WHAT IS EXPECTED =
Return the material exactly, first line through the line containing "from bokeh.resources import INLINE", and nothing more. Pictures stay out.

RECORDED DATA =
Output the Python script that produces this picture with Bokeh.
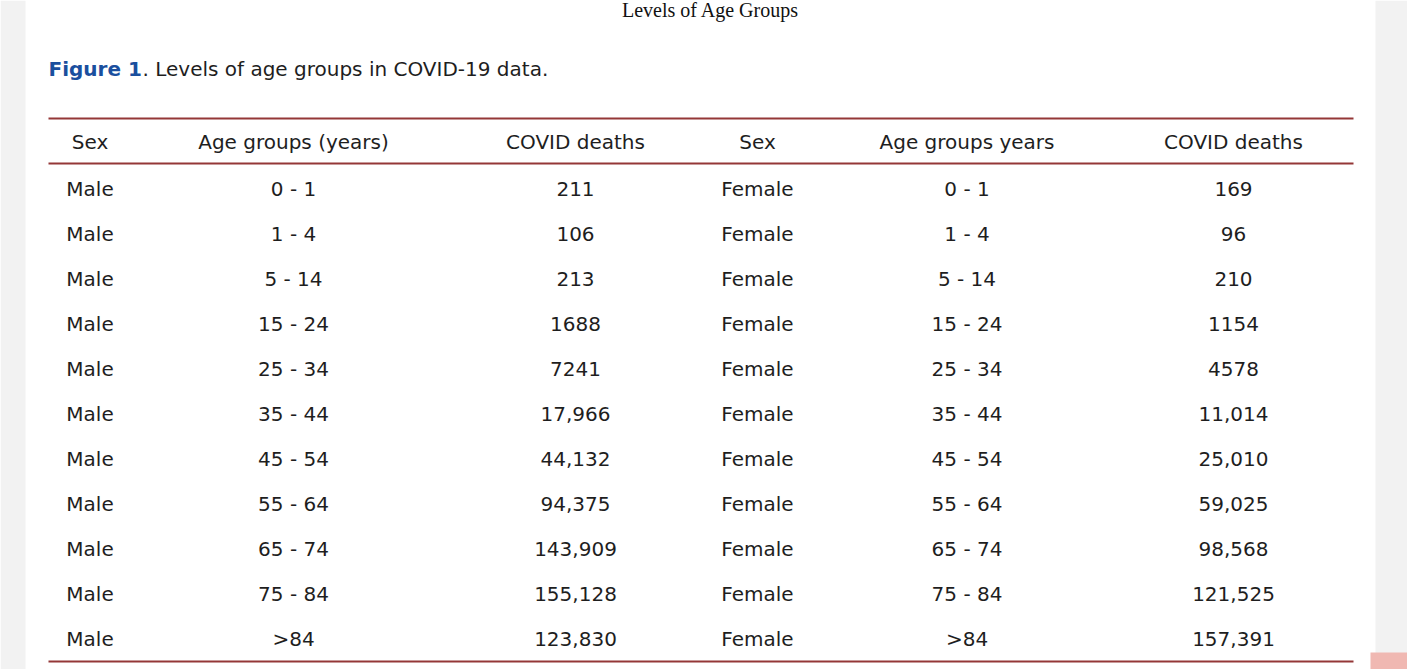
from bokeh.plotting import figure
from bokeh.models import Range1d, ColumnDataSource
from bokeh.core.properties import value
from bokeh.embed import file_html
from bokeh.resources import INLINE

# ---------------- data ----------------
title_text = "Levels of Age Groups"
caption_bold = "Figure 1"
caption_rest = ". Levels of age groups in COVID-19 data."
headers = ["Sex", "Age groups (years)", "COVID deaths", "Sex", "Age groups years", "COVID deaths"]
age_groups = ["0 - 1", "1 - 4", "5 - 14", "15 - 24", "25 - 34", "35 - 44",
              "45 - 54", "55 - 64", "65 - 74", "75 - 84", ">84"]
male_deaths = [211, 106, 213, 1688, 7241, 17966, 44132, 94375, 143909, 155128, 123830]
female_deaths = [169, 96, 210, 1154, 4578, 11014, 25010, 59025, 98568, 121525, 157391]


def fmt(v):
    return f"{v:,}" if v >= 10000 else str(v)


# ---------------- layout ----------------
W, H = 1407, 669
TY = -9  # text vertical adjustment

p = figure(width=W, height=H, x_range=Range1d(0, W), y_range=Range1d(H, 0),
           output_backend="svg", toolbar_location=None, min_border=0)
p.axis.visible = False
p.grid.visible = False
p.outline_line_color = None
p.background_fill_color = "white"
p.border_fill_color = "white"

gray = "#f2f2f2"
# page side margins
p.quad(left=0, right=25, top=0, bottom=H, fill_color=gray, line_color=None)
p.quad(left=1375, right=W, top=0, bottom=H, fill_color=gray, line_color=None)
p.quad(left=1370, right=W, top=652, bottom=H, fill_color="#f0b8b2", line_color=None)

font = value("DejaVu Sans")
txt = "#1e1e1e"

# title (serif, at top)
p.text(x=[710], y=[18 + TY], text=[title_text], text_font=value("Liberation Serif"),
       text_font_size="20px", text_align="center", text_baseline="alphabetic",
       text_color="#111111")

# caption
p.text(x=[48], y=[77 + TY], text=[caption_bold], text_font=font, text_font_style="bold",
       text_font_size="20px", text_align="left", text_baseline="alphabetic", text_color="#1a4f9e")
p.text(x=[142], y=[77 + TY], text=[caption_rest], text_font=font,
       text_font_size="20px", text_align="left", text_baseline="alphabetic", text_color=txt)

# table rules
rule = "#943737"
for yy in (118, 163, 661):
    p.line(x=[48, 1353], y=[yy, yy], line_color=rule, line_width=2)

col_x = [89.5, 293, 575, 757, 966.5, 1233]

# header
p.text(x=col_x, y=[150 + TY] * 6, text=headers, text_font=font, text_font_size="20px",
       text_align="center", text_baseline="alphabetic", text_color=txt)

# body
n = len(age_groups)
row_y = [197 + TY + 45 * i for i in range(n)]
cols = [
    ["Male"] * n,
    age_groups,
    [fmt(v) for v in male_deaths],
    ["Female"] * n,
    age_groups,
    [fmt(v) for v in female_deaths],
]
xs, ys, ts = [], [], []
for cx, col in zip(col_x, cols):
    for yy, t in zip(row_y, col):
        xs.append(cx)
        ys.append(yy)
        ts.append(t)
src = ColumnDataSource(dict(x=xs, y=ys, t=ts))
p.text(x="x", y="y", text="t", source=src, text_font=font, text_font_size="20px",
       text_align="center", text_baseline="alphabetic", text_color=txt)

open("out.html", "w").write(file_html(p, INLINE))
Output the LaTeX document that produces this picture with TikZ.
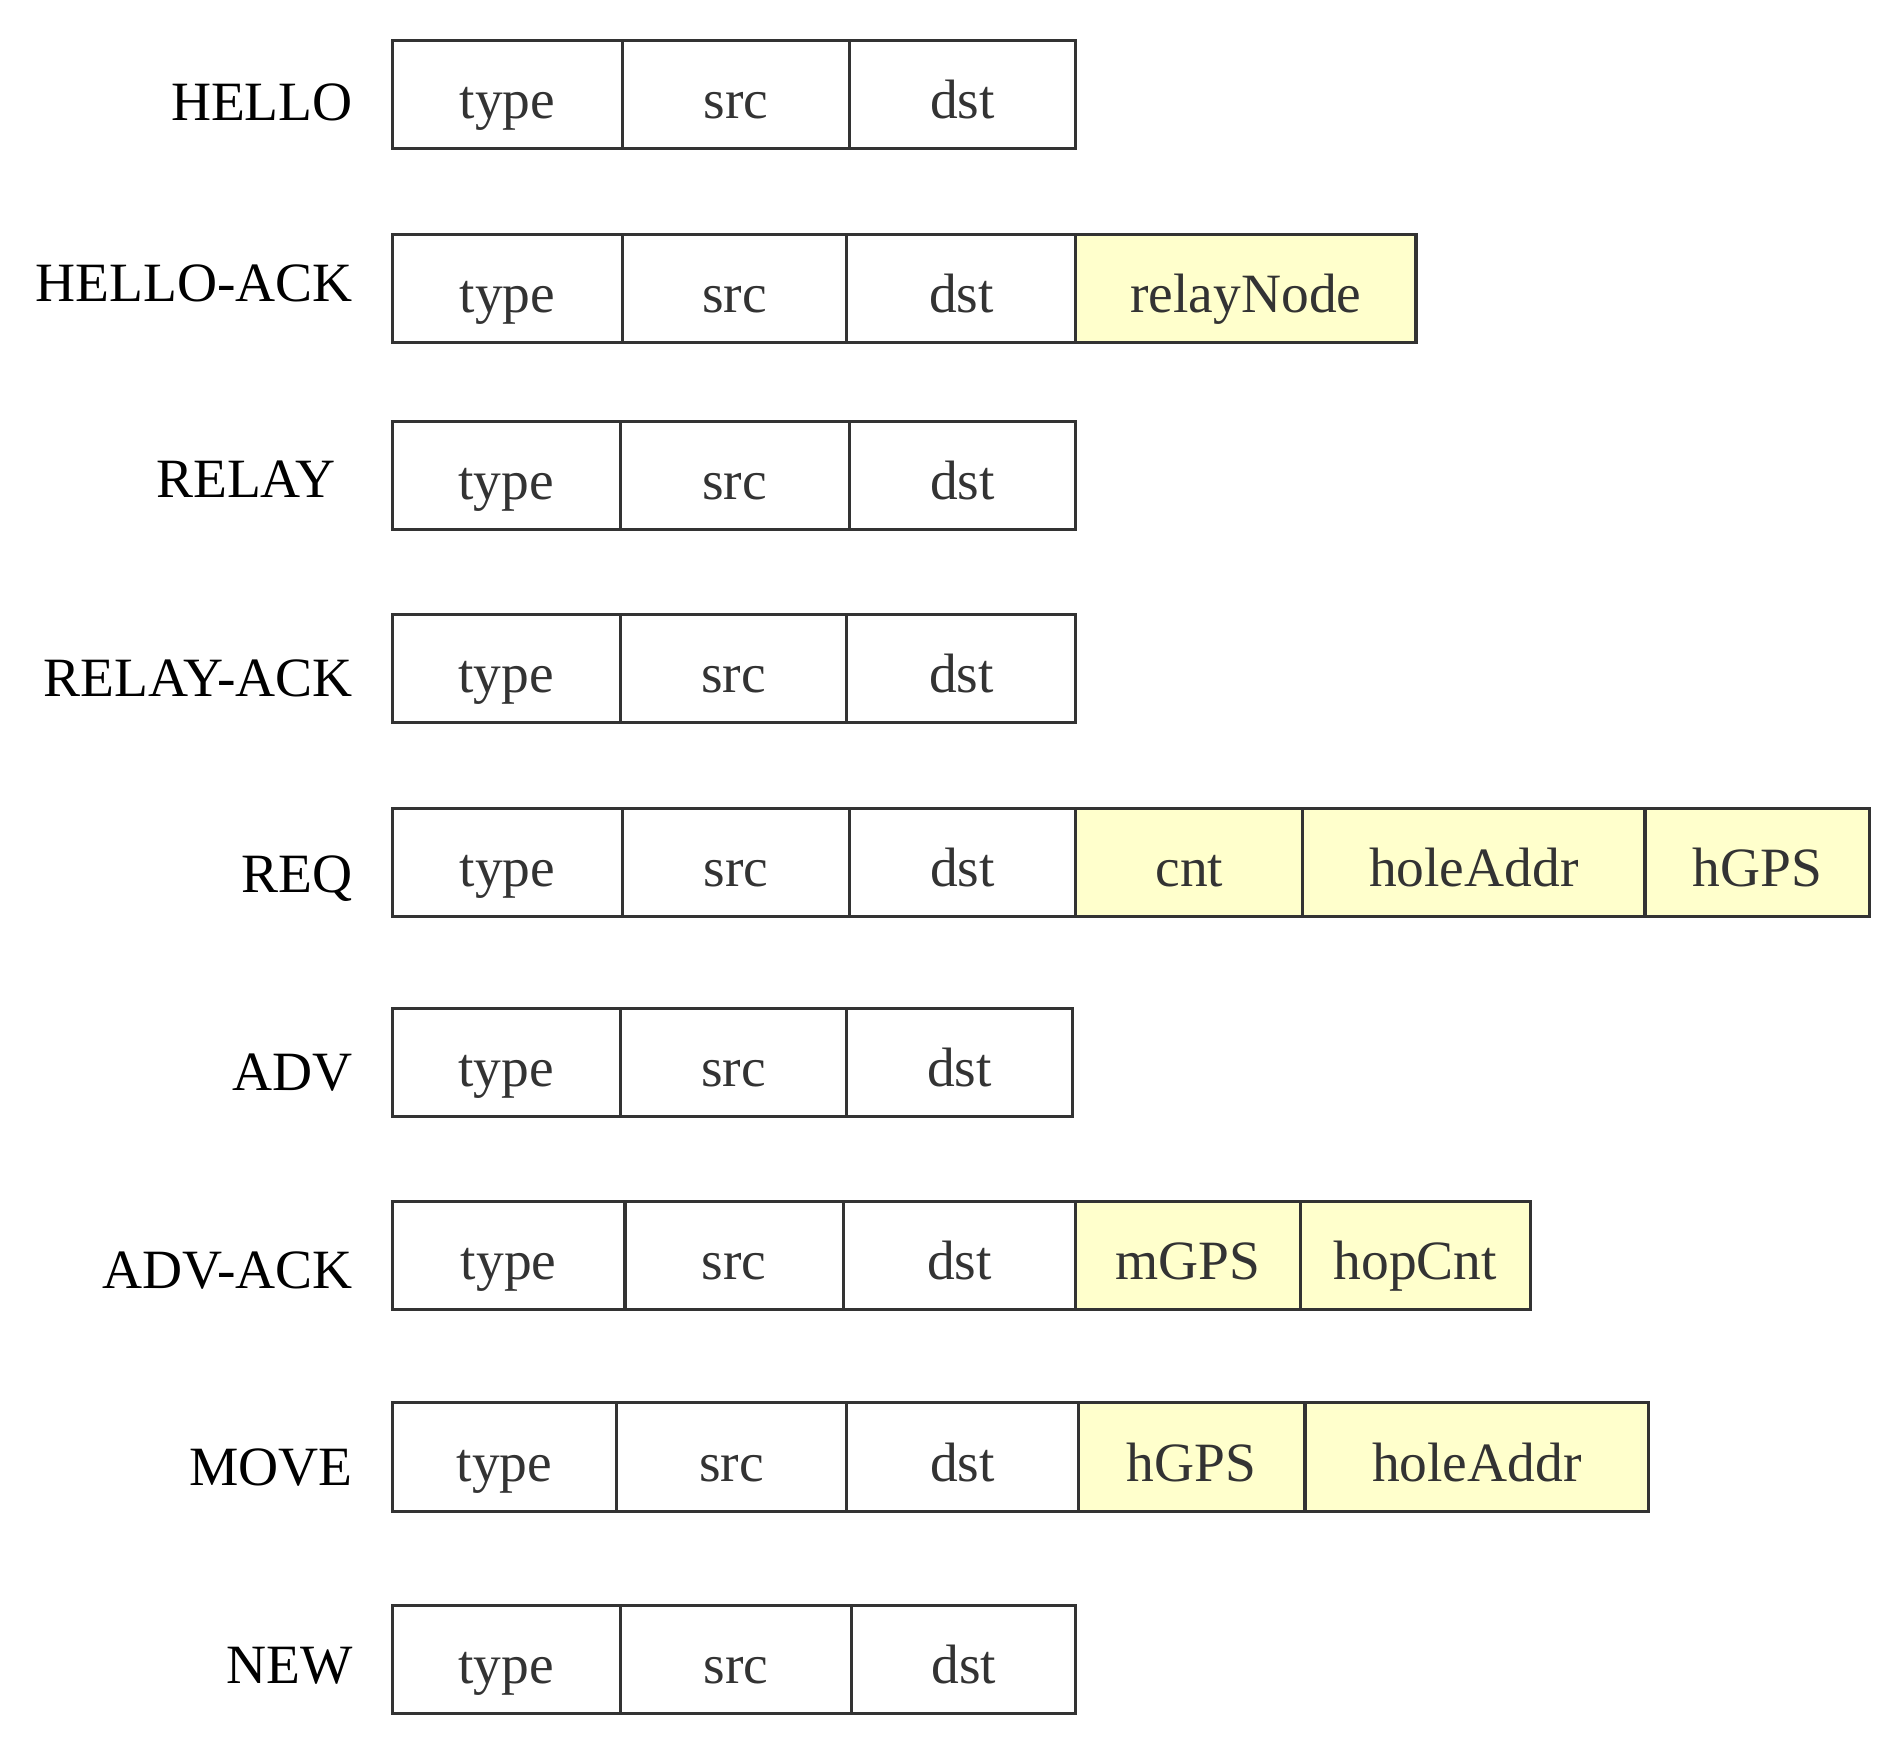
\documentclass[tikz,border=0pt]{standalone}
\usepackage{fontspec}
\setmainfont{Liberation Serif}
\usepackage{tikz}
\definecolor{optfill}{HTML}{FFFFCC}
\definecolor{cellline}{HTML}{333333}
\tikzstyle{fld}=[rectangle, draw=cellline, line width=1.3pt, inner sep=0pt, minimum height=45pt, text height=20pt, text depth=0pt, text=black!80, font=\fontsize{23}{26}\selectfont]
\tikzstyle{opt}=[fld, fill=optfill]
\tikzstyle{msg}=[anchor=base east, inner sep=0pt, font=\fontsize{23}{26}\selectfont]
% name, left, right, top, style, text
\providecommand{\fld}[6]{%
  \pgfmathsetmacro\fw{(#3-#2)*0.5}%
  \node[#5, minimum width=\fw pt, anchor=north west] (#1) at (#2,#4) {#6};}

\begin{document}
\begin{tikzpicture}[x=0.5pt,y=-0.5pt]
\useasboundingbox (0,0) rectangle (1560,1440);
% HELLO
\fld{h1}{324}{515}{32}{fld}{type}
\fld{h2}{515}{703}{32}{fld}{src}
\fld{h3}{703}{891}{32}{fld}{dst}
\node[msg] (hello) at (293,100) {HELLO};
% HELLO-ACK
\fld{ha1}{324}{515}{193}{fld}{type}
\fld{ha2}{515}{701}{193}{fld}{src}
\fld{ha3}{701}{891}{193}{fld}{dst}
\fld{ha4}{891}{1173}{193}{opt}{relayNode}
\node[msg] (helloack) at (293,250) {HELLO-ACK};
% RELAY
\fld{r1}{324}{513}{348}{fld}{type}
\fld{r2}{513}{703}{348}{fld}{src}
\fld{r3}{703}{891}{348}{fld}{dst}
\node[msg] (relay) at (279,413) {RELAY};
% RELAY-ACK
\fld{ra1}{324}{513}{508}{fld}{type}
\fld{ra2}{513}{701}{508}{fld}{src}
\fld{ra3}{701}{891}{508}{fld}{dst}
\node[msg] (relayack) at (293,578) {RELAY-ACK};
% REQ
\fld{q1}{324}{515}{669}{fld}{type}
\fld{q2}{515}{703}{669}{fld}{src}
\fld{q3}{703}{891}{669}{fld}{dst}
\fld{q4}{891}{1079}{669}{opt}{cnt}
\fld{q5}{1079}{1363}{669}{opt}{holeAddr}
\fld{q6}{1363}{1549}{669}{opt}{hGPS}
\node[msg] (req) at (293,740) {REQ};
% ADV
\fld{a1}{324}{513}{835}{fld}{type}
\fld{a2}{513}{701}{835}{fld}{src}
\fld{a3}{701}{888}{835}{fld}{dst}
\node[msg] (adv) at (293,904) {ADV};
% ADV-ACK
\fld{aa1}{324}{517}{995}{fld}{type}
\fld{aa2}{517}{698}{995}{fld}{src}
\fld{aa3}{698}{891}{995}{fld}{dst}
\fld{aa4}{891}{1077}{995}{opt}{mGPS}
\fld{aa5}{1077}{1268}{995}{opt}{hopCnt}
\node[msg] (advack) at (293,1069) {ADV-ACK};
% MOVE
\fld{m1}{324}{510}{1162}{fld}{type}
\fld{m2}{510}{701}{1162}{fld}{src}
\fld{m3}{701}{893}{1162}{fld}{dst}
\fld{m4}{893}{1081}{1162}{opt}{hGPS}
\fld{m5}{1081}{1366}{1162}{opt}{holeAddr}
\node[msg] (move) at (293,1232) {MOVE};
% NEW
\fld{n1}{324}{513}{1330}{fld}{type}
\fld{n2}{513}{705}{1330}{fld}{src}
\fld{n3}{705}{891}{1330}{fld}{dst}
\node[msg] (new) at (293,1396) {NEW};
\end{tikzpicture}
\end{document}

RESULT BELOW =
Output the Python script that produces this picture with Bokeh.
from bokeh.plotting import figure
from bokeh.models import Range1d, ColumnDataSource
from bokeh.core.properties import value
from bokeh.embed import file_html
from bokeh.resources import INLINE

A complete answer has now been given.